Spot buyers drove most of the rally, and LIT outperformed the wider market as traders chased more upside. CoinGlass data showed $13.53 million in weekly Spot Netflow, with total Spot Inflows near $54.60 million. Spot Netflow stayed positive over the past 24 hours as well, reaching $1.24 million. Simple read: buyers beat sellers. Why does this matter? Because a 13% pop backed by spot demand is different from a move built only on perp leverage. Still, one strong flow window does not make a trend.

Retail traders seem to be carrying most of the move, based on the negative Whale-Retail Delta. That points to retail activity running ahead of whale activity. The reading did move higher over the past day, so whales may be starting to show up. My take: that is the most important tension in the whole setup. Retail can light the match, but whales usually decide whether the fire survives the first hard selloff. Most guides frame retail-led rallies as automatically weak. That’s only half right. Analysts compared the setup with more volatile retail-led altcoin pumps and with Bitcoin’s (BTC) run to $61.4K in early March, when spot ETF inflows gave the move a firmer base.

Perpetual markets also pulled in more capital, with Open Interest reaching about $379.79 million. Traders added $17.88 million in positions over 24 hours, putting more leveraged money behind the move. Price is up. Open Interest is up. Funding Rates are up. It looks bullish. It is also fragile. Counter to the usual breakout talk, higher participation is not always cleaner participation; sometimes it just means more traders are crowded into the same exit. Leverage feels great until momentum slips. Similar leverage buildups have made altcoin drops worse during broader pullbacks, including Ethereum’s 15% flash crash on April 13.

Lighter’s buyback-and-burn model gives LIT another source of support. On July 10, the protocol burned roughly 15.6 million LIT, worth about $42 million. The tokens were bought back with protocol revenue from the second quarter of 2026, removing 6.3% of circulating supply permanently. This part is more concrete than the usual scarcity slogan. It ties protocol revenue directly to token supply, which is why investors looking past the loud part of the trade are paying attention. We see this distinction matter a lot: a burn funded by real revenue lands differently than a cosmetic supply cut. Blockchain economists have compared the model to BNB-style burns, where regular supply cuts are designed to support value over time.

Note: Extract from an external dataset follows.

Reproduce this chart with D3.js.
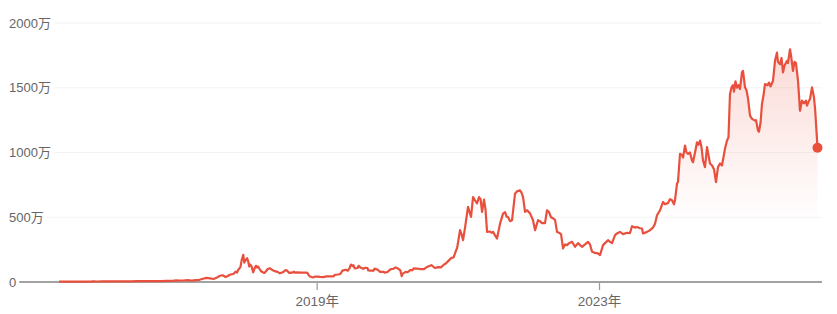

Spot demand, higher Open Interest, and a smaller supply can push LIT higher, but the rally still looks shaky if retail remains the main buyer. Yes, this sounds like a contradiction: the setup is stronger than a plain meme pump, but still not especially clean. Both can be true. The source’s final read is similar: whale participation has increased, but retail traders are still carrying most of the move. LIT now has to prove this is not just a crowded trade with a good headline. The next move should make that clearer. Either the burn story has real weight behind it, or leverage is still the loudest force in the trade.

What this means

Lighter’s 13% move, backed by strong spot netflows and a large token burn, gives LIT a real shot at a breakout. I would not call it clean yet. Retail conviction is doing a lot of the work, even with whales starting to edge in. Is that fatal? No. But it changes the risk profile. Analysts see this pattern often in crypto: retail gets the move started, then larger buyers decide whether it turns into a trend or fades like another sharp altcoin pump.

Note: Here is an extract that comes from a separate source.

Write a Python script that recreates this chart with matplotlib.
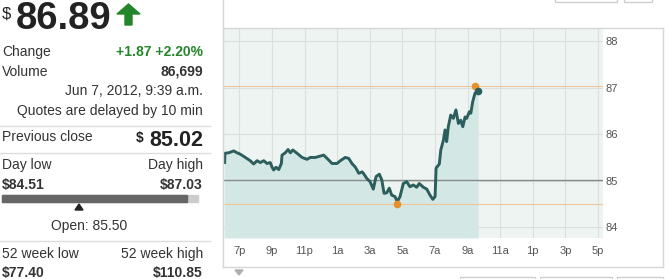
import matplotlib
matplotlib.use("Agg")
import matplotlib.pyplot as plt
from matplotlib.lines import Line2D
from matplotlib.patches import Polygon, Rectangle

plt.rcParams['font.family'] = ['Liberation Sans', 'DejaVu Sans']

# Quote panel values
LAST_PRICE = "86.89"
CHANGE = "+1.87 +2.20%"
VOLUME = "86,699"
QUOTE_TIME = "Jun 7, 2012, 9:39 a.m."
PREV_CLOSE = 85.02
DAY_LOW = 84.51
DAY_HIGH = 87.03
OPEN = 85.50
WEEK52_LOW = 77.40
WEEK52_HIGH = 110.85

# Intraday series: hours since midnight Jun 6 (24+ = Jun 7), price
hours = [18.10, 18.12, 18.35, 18.66, 18.86, 19.06, 19.37, 19.67, 19.88, 20.09,
         20.29, 20.50, 20.70, 20.90, 21.01, 21.11, 21.25, 21.42, 21.58, 21.62,
         21.82, 21.99, 22.13, 22.28, 22.54, 22.85, 23.15, 23.36, 23.66, 23.97,
         24.18, 24.44, 24.69, 24.99, 25.20, 25.50, 25.71, 25.91, 26.12, 26.33,
         26.53, 26.61, 26.82, 27.02, 27.22, 27.39, 27.59, 27.74, 27.88, 28.04,
         28.20, 28.35, 28.55, 28.69, 28.86, 29.06, 29.27, 29.47, 29.67, 29.88,
         30.04, 30.29, 30.50, 30.70, 30.87, 31.01, 31.07, 31.27, 31.36, 31.52,
         31.62, 31.72, 31.82, 31.97, 32.13, 32.29, 32.44, 32.58, 32.71, 32.85,
         32.95, 33.11, 33.20, 33.32, 33.46, 33.57, 33.65]
prices = [85.39, 85.59, 85.60, 85.64, 85.60, 85.57, 85.50, 85.43, 85.36, 85.43,
          85.39, 85.43, 85.37, 85.39, 85.29, 85.23, 85.29, 85.24, 85.37, 85.55,
          85.60, 85.67, 85.60, 85.66, 85.59, 85.50, 85.46, 85.50, 85.50, 85.53,
          85.55, 85.46, 85.37, 85.37, 85.43, 85.50, 85.48, 85.37, 85.29, 85.16,
          85.19, 85.16, 85.05, 84.98, 84.82, 85.09, 85.14, 85.02, 84.73, 84.74,
          84.84, 84.69, 84.66, 84.55, 84.66, 84.94, 84.98, 84.87, 84.91, 84.86,
          84.94, 84.86, 84.82, 84.69, 84.60, 84.66, 85.27, 85.36, 85.66, 85.87,
          86.09, 85.84, 86.16, 86.41, 86.34, 86.52, 86.23, 86.30, 86.16, 86.37,
          86.34, 86.48, 86.45, 86.70, 86.88, 86.91, 86.93]
HIGH_TIME = 33.46
LOW_TIME = 28.69

x_ticks = [19, 21, 23, 25, 27, 29, 31, 33, 35, 37, 39, 41]
x_labels = ['7p', '9p', '11p', '1a', '3a', '5a', '7a', '9a', '11a', '1p', '3p', '5p']
y_ticks = [84, 85, 86, 87, 88]

W, H = 669, 279
TEXT = '#333333'
GREEN = '#24862a'
LINE = '#2b5e5c'
ORANGE = '#e8912c'


def fx(x):
    return x / W


def fy(y):
    return 1 - y / H


fig = plt.figure(figsize=(W / 100, H / 100), dpi=100)
fig.patch.set_facecolor('white')


def hline(x0, x1, y, color='#dddddd', lw=1):
    fig.add_artist(Line2D([fx(x0), fx(x1)], [fy(y), fy(y)], color=color, lw=lw,
                          transform=fig.transFigure))


def vline(x, y0, y1, color='#dddddd', lw=1):
    fig.add_artist(Line2D([fx(x), fx(x)], [fy(y0), fy(y1)], color=color, lw=lw,
                          transform=fig.transFigure))


def txt(x, y, s, ha='left', size=10, weight='normal', color=TEXT, va='center'):
    fig.text(fx(x), fy(y), s, ha=ha, va=va, fontsize=size, fontweight=weight, color=color)


# ---- left quote panel ----
txt(2, 6, '$', size=12, va='top', color='#222222')
txt(16, 19, LAST_PRICE, size=27.5, weight='bold', color='#222222')
arrow = [(125, 25), (125, 14), (117, 14), (128.5, 4), (140, 14), (132, 14), (132, 25)]
fig.add_artist(Polygon([(fx(a), fy(b)) for a, b in arrow], closed=True,
                       color=GREEN, transform=fig.transFigure))

txt(2, 52, 'Change')
txt(203, 52, CHANGE, ha='right', weight='bold', color=GREEN)
txt(2, 72, 'Volume')
txt(203, 72, VOLUME, ha='right', weight='bold')
txt(203, 91, QUOTE_TIME, ha='right')
txt(203, 111, 'Quotes are delayed by 10 min', ha='right')
hline(0, 210, 126)

txt(2, 137, 'Previous close')
txt(203, 140, f'{PREV_CLOSE:.2f}', ha='right', size=15.5, weight='bold', color='#222222')
txt(136, 131, '$', size=10, weight='bold', va='top', color='#222222')
hline(0, 210, 153)

txt(2, 165, 'Day low')
txt(203, 165, 'Day high', ha='right')
txt(2, 185, f'${DAY_LOW:.2f}', weight='bold')
txt(203, 185, f'${DAY_HIGH:.2f}', ha='right', weight='bold')
# day range bar
fig.add_artist(Rectangle((fx(2), fy(202)), fx(198) - fx(2), fy(195) - fy(202),
                         color='#cccccc', transform=fig.transFigure))
fig.add_artist(Rectangle((fx(2), fy(202)), fx(187) - fx(2), fy(195) - fy(202),
                         color='#666666', transform=fig.transFigure))
tri = [(75, 210), (83, 210), (79, 204)]
fig.add_artist(Polygon([(fx(a), fy(b)) for a, b in tri], closed=True,
                       color='#222222', transform=fig.transFigure))
txt(89, 226, f'Open: {OPEN:.2f}', ha='center')
hline(0, 210, 241)

txt(2, 254, '52 week low')
txt(203, 254, '52 week high', ha='right')
txt(2, 273, f'${WEEK52_LOW:.2f}', weight='bold')
txt(203, 273, f'${WEEK52_HIGH:.2f}', ha='right', weight='bold')

# ---- chart frame ----
vline(223, 0, 267, color='#d6d6d6')
hline(223, 663, 28, color='#d6d6d6')
vline(663, 28, 267, color='#d6d6d6')
hline(223, 663, 267, color='#d6d6d6')
tri2 = [(235, 270), (243, 270), (239, 275)]
fig.add_artist(Polygon([(fx(a), fy(b)) for a, b in tri2], closed=True,
                       color='#a9b0b3', transform=fig.transFigure))
for x0, x1 in [(460, 535), (540, 612), (617, 663)]:
    fig.add_artist(Rectangle((fx(x0), fy(290)), fx(x1) - fx(x0), fy(277) - fy(290),
                             fill=False, ec='#cfcfcf', lw=1, transform=fig.transFigure))
for x0, x1 in [(555, 617), (624, 652)]:
    fig.add_artist(Rectangle((fx(x0), fy(1.5)), fx(x1) - fx(x0), fy(-10) - fy(1.5),
                             fill=False, ec='#cfcfcf', lw=1, transform=fig.transFigure))

# ---- price chart ----
ax = fig.add_axes([fx(223), fy(238), fx(603) - fx(223), fy(28) - fy(238)])
ax.set_facecolor('#eef4f1')
ax.set_xlim(18.0, 41.31)
ax.set_ylim(83.77, 88.28)

for t in x_ticks:
    ax.axvline(t, color='#d9e0dd', lw=0.8, zorder=1)
for v in y_ticks:
    ax.axhline(v, color='#d9e0dd', lw=0.8, zorder=1)

ax.fill_between(hours, prices, 83.77, color='#d3e7e5', lw=0, zorder=2)
ax.axhline(PREV_CLOSE, color='#858b8b', lw=1, zorder=3)
ax.axhline(DAY_HIGH, color='#f2c59a', lw=0.8, zorder=3)
ax.axhline(DAY_LOW, color='#f2c59a', lw=0.8, zorder=3)
ax.plot(hours, prices, color=LINE, lw=2.1, zorder=4)
ax.plot([HIGH_TIME], [DAY_HIGH], 'o', color=ORANGE, ms=4.5, zorder=5)
ax.plot([LOW_TIME], [DAY_LOW], 'o', color=ORANGE, ms=4.5, zorder=5)
ax.plot([hours[-1]], [prices[-1]], 'o', color=LINE, ms=4.5, zorder=5)

ax.set_xticks(x_ticks)
ax.set_xticklabels(x_labels)
ax.set_yticks(y_ticks)
ax.yaxis.tick_right()
ax.tick_params(axis='both', length=0, labelsize=8, labelcolor='#555555')
ax.tick_params(axis='x', pad=6)
ax.tick_params(axis='y', pad=2)
for s in ax.spines.values():
    s.set_visible(False)

fig.savefig('out.png', dpi=100)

Investors should watch LIT’s Spot Netflow and Whale-Retail Delta instead of focusing only on the price chart. Continued positive inflows would help. A rising Whale-Retail Delta would matter more, because it would suggest bigger buyers are stepping in. Skip the victory lap. The next real test is whether LIT can hold support if the broader crypto market corrects or leveraged perp positions start unwinding. Funding Rates and Open Interest deserve close attention in the coming weeks, especially near the end of Q3, when risk assets often get jumpy.